* start *

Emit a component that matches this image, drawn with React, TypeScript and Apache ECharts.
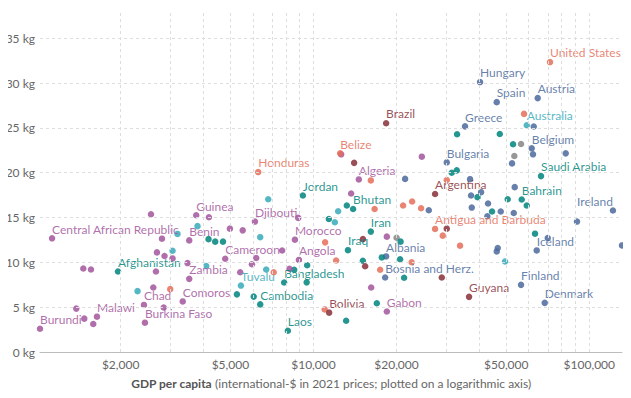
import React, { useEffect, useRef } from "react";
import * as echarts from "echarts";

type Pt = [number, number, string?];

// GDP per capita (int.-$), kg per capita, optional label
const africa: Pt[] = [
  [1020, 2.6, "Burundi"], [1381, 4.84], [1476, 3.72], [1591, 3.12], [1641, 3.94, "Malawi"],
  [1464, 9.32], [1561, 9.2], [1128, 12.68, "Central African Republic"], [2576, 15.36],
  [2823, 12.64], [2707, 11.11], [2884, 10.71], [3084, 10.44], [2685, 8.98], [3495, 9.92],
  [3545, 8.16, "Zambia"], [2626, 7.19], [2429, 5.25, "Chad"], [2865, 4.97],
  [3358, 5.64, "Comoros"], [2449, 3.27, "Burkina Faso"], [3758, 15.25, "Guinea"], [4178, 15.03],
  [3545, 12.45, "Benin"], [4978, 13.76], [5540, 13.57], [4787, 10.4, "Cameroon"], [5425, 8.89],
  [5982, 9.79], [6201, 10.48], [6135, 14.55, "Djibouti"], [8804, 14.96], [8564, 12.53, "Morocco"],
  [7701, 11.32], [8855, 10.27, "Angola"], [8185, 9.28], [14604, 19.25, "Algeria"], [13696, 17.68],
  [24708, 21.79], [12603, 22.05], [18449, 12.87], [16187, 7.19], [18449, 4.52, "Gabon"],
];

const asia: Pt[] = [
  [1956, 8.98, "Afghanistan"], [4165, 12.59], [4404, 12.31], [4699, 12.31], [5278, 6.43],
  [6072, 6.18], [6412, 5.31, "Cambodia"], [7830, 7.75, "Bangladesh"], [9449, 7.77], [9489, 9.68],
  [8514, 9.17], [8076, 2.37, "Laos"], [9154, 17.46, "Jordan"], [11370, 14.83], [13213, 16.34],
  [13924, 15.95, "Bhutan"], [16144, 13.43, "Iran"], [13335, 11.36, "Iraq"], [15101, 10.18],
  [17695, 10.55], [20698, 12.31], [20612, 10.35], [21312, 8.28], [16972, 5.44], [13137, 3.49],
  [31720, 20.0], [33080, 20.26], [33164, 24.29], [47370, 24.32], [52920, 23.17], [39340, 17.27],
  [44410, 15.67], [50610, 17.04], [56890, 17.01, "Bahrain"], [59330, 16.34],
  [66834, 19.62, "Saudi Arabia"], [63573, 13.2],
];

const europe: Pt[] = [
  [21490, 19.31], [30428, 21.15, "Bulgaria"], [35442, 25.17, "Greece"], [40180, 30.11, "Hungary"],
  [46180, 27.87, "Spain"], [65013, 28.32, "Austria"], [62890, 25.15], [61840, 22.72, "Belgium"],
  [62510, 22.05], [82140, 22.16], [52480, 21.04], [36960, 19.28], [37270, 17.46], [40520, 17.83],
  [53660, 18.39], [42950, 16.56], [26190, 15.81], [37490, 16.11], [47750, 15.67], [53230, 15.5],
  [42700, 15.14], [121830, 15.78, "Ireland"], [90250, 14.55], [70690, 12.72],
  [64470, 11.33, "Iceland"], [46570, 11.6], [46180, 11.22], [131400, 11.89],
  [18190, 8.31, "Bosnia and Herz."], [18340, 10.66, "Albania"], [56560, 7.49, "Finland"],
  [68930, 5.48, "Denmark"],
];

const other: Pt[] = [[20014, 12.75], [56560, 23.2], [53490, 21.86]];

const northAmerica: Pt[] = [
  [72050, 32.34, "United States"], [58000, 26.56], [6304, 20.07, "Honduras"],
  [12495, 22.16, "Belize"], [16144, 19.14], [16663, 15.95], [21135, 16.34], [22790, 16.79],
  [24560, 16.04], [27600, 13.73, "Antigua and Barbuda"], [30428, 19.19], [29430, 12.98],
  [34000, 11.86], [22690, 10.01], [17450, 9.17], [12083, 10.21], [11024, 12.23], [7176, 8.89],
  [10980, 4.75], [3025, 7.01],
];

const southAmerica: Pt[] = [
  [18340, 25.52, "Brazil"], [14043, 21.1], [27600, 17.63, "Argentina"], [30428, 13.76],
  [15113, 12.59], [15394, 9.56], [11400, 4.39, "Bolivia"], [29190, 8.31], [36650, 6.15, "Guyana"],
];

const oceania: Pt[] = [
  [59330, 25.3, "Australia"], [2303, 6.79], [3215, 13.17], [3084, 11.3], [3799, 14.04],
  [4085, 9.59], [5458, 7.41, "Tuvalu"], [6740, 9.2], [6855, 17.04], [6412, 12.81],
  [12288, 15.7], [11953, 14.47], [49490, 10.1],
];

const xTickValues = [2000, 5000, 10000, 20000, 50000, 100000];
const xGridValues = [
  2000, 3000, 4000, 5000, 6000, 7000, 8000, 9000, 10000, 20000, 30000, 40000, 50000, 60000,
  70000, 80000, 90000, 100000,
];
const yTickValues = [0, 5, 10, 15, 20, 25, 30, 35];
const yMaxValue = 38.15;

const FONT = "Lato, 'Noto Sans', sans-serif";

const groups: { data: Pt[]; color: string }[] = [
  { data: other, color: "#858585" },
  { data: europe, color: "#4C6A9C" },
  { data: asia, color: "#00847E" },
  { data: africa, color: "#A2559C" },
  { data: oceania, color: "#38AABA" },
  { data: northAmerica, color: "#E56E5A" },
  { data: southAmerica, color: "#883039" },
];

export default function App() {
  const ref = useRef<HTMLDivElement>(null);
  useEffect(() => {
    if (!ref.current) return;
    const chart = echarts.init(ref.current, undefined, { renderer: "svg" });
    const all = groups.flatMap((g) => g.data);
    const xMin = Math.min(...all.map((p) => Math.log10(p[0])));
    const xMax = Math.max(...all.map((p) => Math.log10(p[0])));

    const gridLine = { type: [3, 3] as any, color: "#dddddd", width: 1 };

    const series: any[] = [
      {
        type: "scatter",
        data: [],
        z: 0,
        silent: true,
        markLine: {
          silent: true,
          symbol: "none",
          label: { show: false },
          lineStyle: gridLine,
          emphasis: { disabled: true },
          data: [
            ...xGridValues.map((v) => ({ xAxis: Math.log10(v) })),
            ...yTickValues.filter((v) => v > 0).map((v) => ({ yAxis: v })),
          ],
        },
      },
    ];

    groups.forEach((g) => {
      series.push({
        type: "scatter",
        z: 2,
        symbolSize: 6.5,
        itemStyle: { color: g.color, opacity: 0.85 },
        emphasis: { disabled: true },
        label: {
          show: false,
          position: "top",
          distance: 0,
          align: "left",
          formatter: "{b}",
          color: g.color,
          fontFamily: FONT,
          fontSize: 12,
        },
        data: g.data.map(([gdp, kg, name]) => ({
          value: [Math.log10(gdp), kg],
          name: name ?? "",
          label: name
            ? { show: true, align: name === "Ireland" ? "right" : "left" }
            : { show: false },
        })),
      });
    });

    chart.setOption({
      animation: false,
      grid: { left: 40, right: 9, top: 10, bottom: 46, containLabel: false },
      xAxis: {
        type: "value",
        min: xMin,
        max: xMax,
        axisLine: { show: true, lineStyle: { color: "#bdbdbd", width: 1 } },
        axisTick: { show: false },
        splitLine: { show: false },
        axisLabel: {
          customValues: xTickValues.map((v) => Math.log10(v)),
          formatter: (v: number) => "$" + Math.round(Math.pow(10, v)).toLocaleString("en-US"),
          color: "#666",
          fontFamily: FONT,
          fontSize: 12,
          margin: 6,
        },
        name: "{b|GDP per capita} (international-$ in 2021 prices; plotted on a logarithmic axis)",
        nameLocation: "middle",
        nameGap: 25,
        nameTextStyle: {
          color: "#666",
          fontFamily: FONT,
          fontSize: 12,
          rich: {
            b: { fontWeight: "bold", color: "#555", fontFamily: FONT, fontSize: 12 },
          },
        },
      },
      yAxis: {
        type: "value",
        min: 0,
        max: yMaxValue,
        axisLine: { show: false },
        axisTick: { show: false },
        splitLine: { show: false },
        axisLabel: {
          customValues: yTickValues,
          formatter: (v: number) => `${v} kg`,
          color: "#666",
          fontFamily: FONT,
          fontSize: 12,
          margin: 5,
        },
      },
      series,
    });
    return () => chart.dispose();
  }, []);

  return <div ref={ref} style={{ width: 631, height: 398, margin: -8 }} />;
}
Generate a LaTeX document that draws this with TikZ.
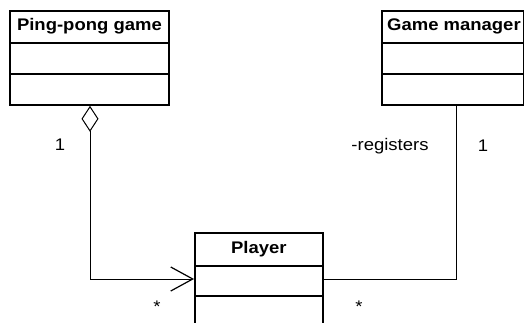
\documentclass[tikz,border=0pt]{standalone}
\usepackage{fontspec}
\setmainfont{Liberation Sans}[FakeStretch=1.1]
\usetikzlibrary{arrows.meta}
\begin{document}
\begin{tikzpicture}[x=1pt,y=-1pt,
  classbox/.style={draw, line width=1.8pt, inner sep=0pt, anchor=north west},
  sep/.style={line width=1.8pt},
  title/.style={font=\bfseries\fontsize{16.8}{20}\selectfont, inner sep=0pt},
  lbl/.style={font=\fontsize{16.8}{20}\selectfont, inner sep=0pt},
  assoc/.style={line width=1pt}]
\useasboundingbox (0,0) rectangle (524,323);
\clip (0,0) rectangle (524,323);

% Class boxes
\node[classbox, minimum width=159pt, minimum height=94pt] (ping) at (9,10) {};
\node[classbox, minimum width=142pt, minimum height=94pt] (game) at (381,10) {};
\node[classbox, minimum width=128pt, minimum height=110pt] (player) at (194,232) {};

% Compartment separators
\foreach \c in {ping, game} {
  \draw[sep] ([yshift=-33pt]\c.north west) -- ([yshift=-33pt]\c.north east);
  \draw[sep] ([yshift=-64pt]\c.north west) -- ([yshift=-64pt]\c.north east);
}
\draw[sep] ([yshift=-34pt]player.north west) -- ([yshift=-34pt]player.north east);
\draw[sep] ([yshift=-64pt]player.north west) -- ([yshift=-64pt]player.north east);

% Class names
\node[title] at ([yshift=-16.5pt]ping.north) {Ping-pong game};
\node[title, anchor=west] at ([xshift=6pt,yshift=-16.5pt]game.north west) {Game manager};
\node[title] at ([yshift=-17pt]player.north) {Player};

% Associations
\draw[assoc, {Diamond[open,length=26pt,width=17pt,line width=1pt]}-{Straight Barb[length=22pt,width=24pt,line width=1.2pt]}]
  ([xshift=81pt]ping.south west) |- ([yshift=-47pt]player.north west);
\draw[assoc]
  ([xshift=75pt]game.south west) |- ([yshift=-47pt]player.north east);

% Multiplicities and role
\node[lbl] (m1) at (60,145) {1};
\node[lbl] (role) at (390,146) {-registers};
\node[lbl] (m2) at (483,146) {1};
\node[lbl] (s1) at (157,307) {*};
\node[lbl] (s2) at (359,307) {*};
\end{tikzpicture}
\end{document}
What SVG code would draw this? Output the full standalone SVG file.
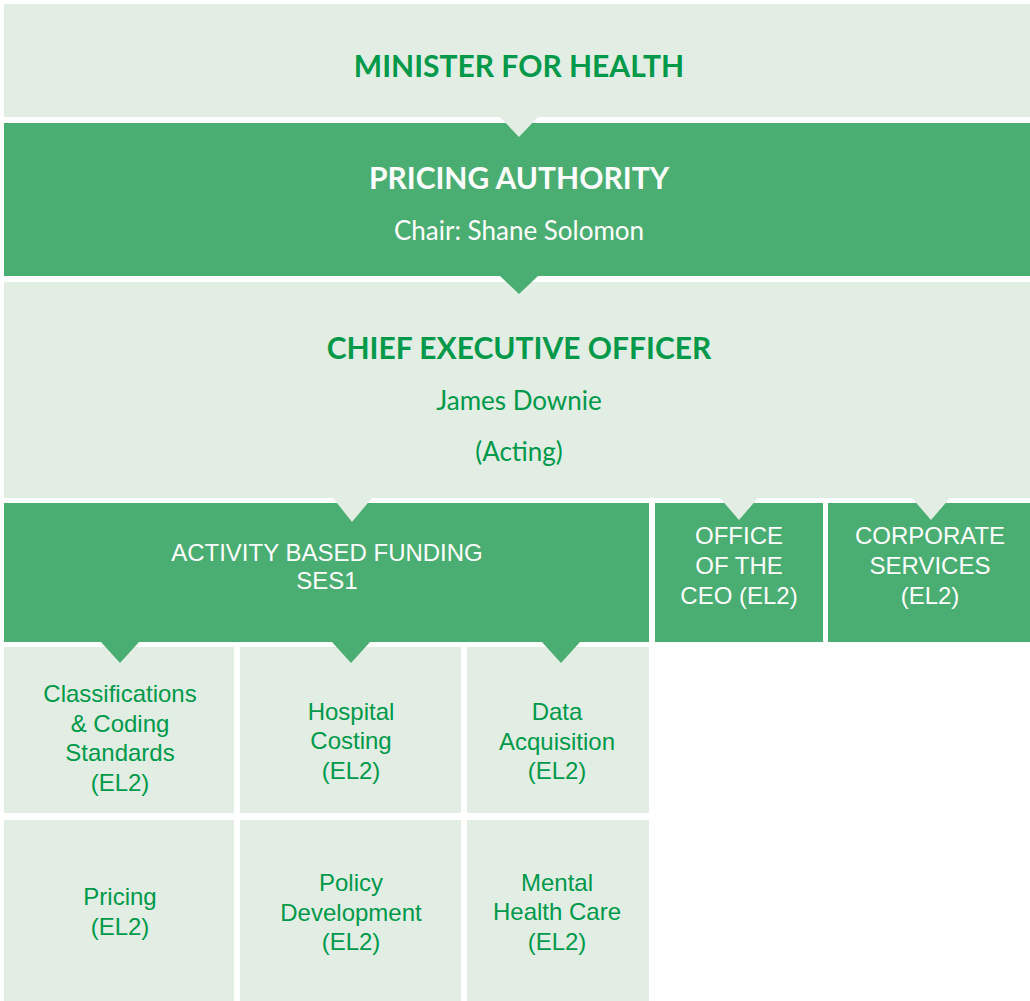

* end *

→ **Exercise goal**
Starting at the top of the listing above, please restate word for word each line up to and including the one that holds "type Pt = [number, number, string?];", omitting every image.

→ **Output for this task**
Emit a component that matches this image, drawn with React, TypeScript and Apache ECharts.
import React, { useEffect, useRef } from "react";
import * as echarts from "echarts";

type Pt = [number, number, string?];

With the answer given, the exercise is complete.